Wolitzer gives us six friends, who met at an arts camp in the summer of 1974 when they were teenagers and follows them through their lives to middle age. The book is 468 pages long, and I didn't want it to end. The book is mature, feminist, loving, harsh, sad, privileged and privilege aware and truth telling. It's both big and small, in that in covering several characters over thirty years it's rather epic, but it's more about the passive reality of its characters lives than what happens to them.
On the topic of being simultaneously big and small, this bit reminds me of something I wrote in my zine about a friend's death and summer solstice night:
"She wondered if Dennis had been able to turn up a spatula from one of the still unpacked boxes, and then she thought, Oh, Ash's mother is dead. The spatula and the death of Betsy Wolf occupied the same part of her brain, briefly given equal weight."
Because I'm always freaking out about getting older, I found the passages about the characters remembrances of their youth and the connections they made to each other then poignant, and more touching than the telling of those experiences while they were having them.

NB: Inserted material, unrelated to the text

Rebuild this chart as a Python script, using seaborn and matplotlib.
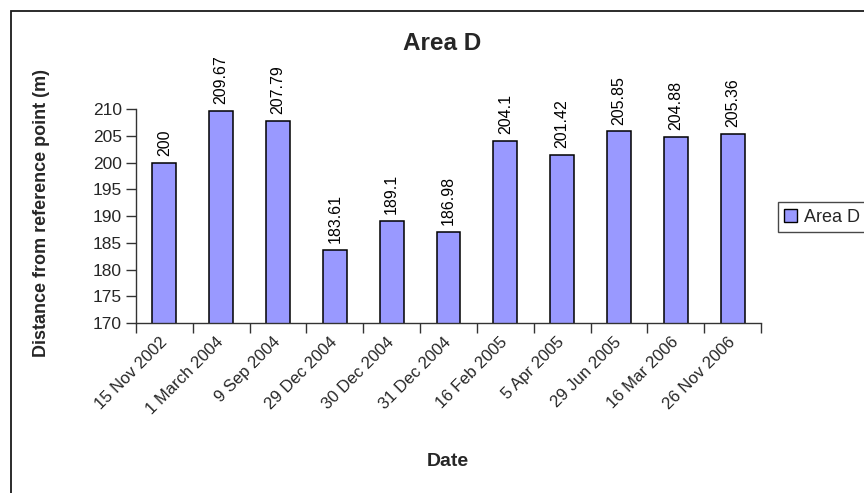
import matplotlib
matplotlib.use("Agg")
import matplotlib.pyplot as plt
from matplotlib.patches import Rectangle, Patch
import seaborn as sns
import pandas as pd

# Survey dates and measured distances for Area D
dates = ["15 Nov 2002", "1 March 2004", "9 Sep 2004", "29 Dec 2004", "30 Dec 2004",
         "31 Dec 2004", "16 Feb 2005", "5 Apr 2005", "29 Jun 2005", "16 Mar 2006",
         "26 Nov 2006"]
distances = [200, 209.67, 207.79, 183.61, 189.1, 186.98, 204.1, 201.42, 205.85,
             204.88, 205.36]
value_labels = ["200", "209.67", "207.79", "183.61", "189.1", "186.98", "204.1",
                "201.42", "205.85", "204.88", "205.36"]
y_ticks = [170, 175, 180, 185, 190, 195, 200, 205, 210]
series_name = "Area D"

sns.set_theme(style="white")
plt.rcParams["font.family"] = ["Liberation Sans", "DejaVu Sans"]

df = pd.DataFrame({"Date": dates, "Distance": distances})

fig = plt.figure(figsize=(8.64, 4.93), dpi=100)
fig.patch.set_facecolor("white")

# Chart-area border
fig.patches.append(Rectangle((11 / 864, -0.2), 1.2, 1 - 11 / 493 + 0.2,
                             transform=fig.transFigure, fill=False,
                             edgecolor="#1a1a1a", linewidth=1.3, clip_on=False))

ax = fig.add_axes([136 / 864, 1 - 323 / 493, 625 / 864, 213.7 / 493])
ax.set_facecolor("none")

sns.barplot(data=df, x="Date", y="Distance", color="#9999FF", saturation=1,
            edgecolor="black", linewidth=1.1, width=0.42, ax=ax)

ax.set_ylim(170, 210)
ax.set_xlim(-0.5, len(dates) - 0.5)
ax.set_yticks(y_ticks)
ax.set_yticklabels([str(t) for t in y_ticks], fontsize=12.5)

# Category labels under the bars, ticks between categories
ax.set_xticks(range(len(dates)))
ax.set_xticklabels(dates, rotation=45, ha="right", va="center",
                   rotation_mode="anchor", fontsize=12)
ax.set_xticks([i - 0.5 for i in range(len(dates) + 1)], minor=True)
ax.tick_params(axis="x", which="major", length=0, pad=12)
ax.tick_params(axis="x", which="minor", length=7, width=1, color="#333333",
               direction="out", bottom=True)
ax.tick_params(axis="y", length=7, width=1, color="#333333", direction="out",
               left=True, pad=3)

for side in ["top", "right"]:
    ax.spines[side].set_visible(False)
for side in ["left", "bottom"]:
    ax.spines[side].set_color("#333333")
    ax.spines[side].set_linewidth(1)

# Value annotations above each bar
for i, (v, txt) in enumerate(zip(distances, value_labels)):
    ax.annotate(txt, (i, v), xytext=(0, 5), textcoords="offset points",
                rotation=90, ha="center", va="bottom", fontsize=11.5,
                color="black", annotation_clip=False)

ax.set_xlabel("")
ax.set_ylabel("")
fig.text(42 / 864, 1 - 213 / 493, "Distance from reference point (m)",
         rotation=90, ha="center", va="center", fontsize=13, fontweight="bold")
fig.text(448 / 864, 1 - 462 / 493, "Date", ha="center", va="center",
         fontsize=14, fontweight="bold")
fig.text(442 / 864, 1 - 44 / 493, "Area D", ha="center", va="center",
         fontsize=17.5, fontweight="bold")

handle = Patch(facecolor="#9999FF", edgecolor="black", linewidth=1)
leg = fig.legend([handle], [series_name], loc="center left",
                 bbox_to_anchor=(778 / 864, 1 - 217 / 493), fontsize=13,
                 frameon=True, fancybox=False, borderpad=0.35,
                 handlelength=0.7, handleheight=0.7, handletextpad=0.4,
                 borderaxespad=0)
leg.get_frame().set_edgecolor("#1a1a1a")
leg.get_frame().set_linewidth(1)

fig.savefig("out.png", dpi=100, facecolor="white")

Here's a nostalgic bit mixed in with a little preservation theory for extra points:
"She'd been swimming back to this place all this time, though she hadn't known she'd ever get back or that when she got here it would be similar to what it had been, due to the Wunderlichs' diligence. It was as though Manny and Edie had been curators of art, preservationists of a past that, if not carefully maintained, would be forgotten like a lost civilization."
"I know we live in a very sexist world, and a lot of boys do nothing except get in trouble, until one day they grow up and dominate every aspect of society."
"Though he hadn't been born into privilege, he too had been helped up the ladder over time, though the talent he possessed was squarely his."
"But in a lot of ways she could never leave her family drama, and I get that. The past is so tenacious. It's just as true for me. Everyone basically has one aria to sing over their entire life, and this one is hers."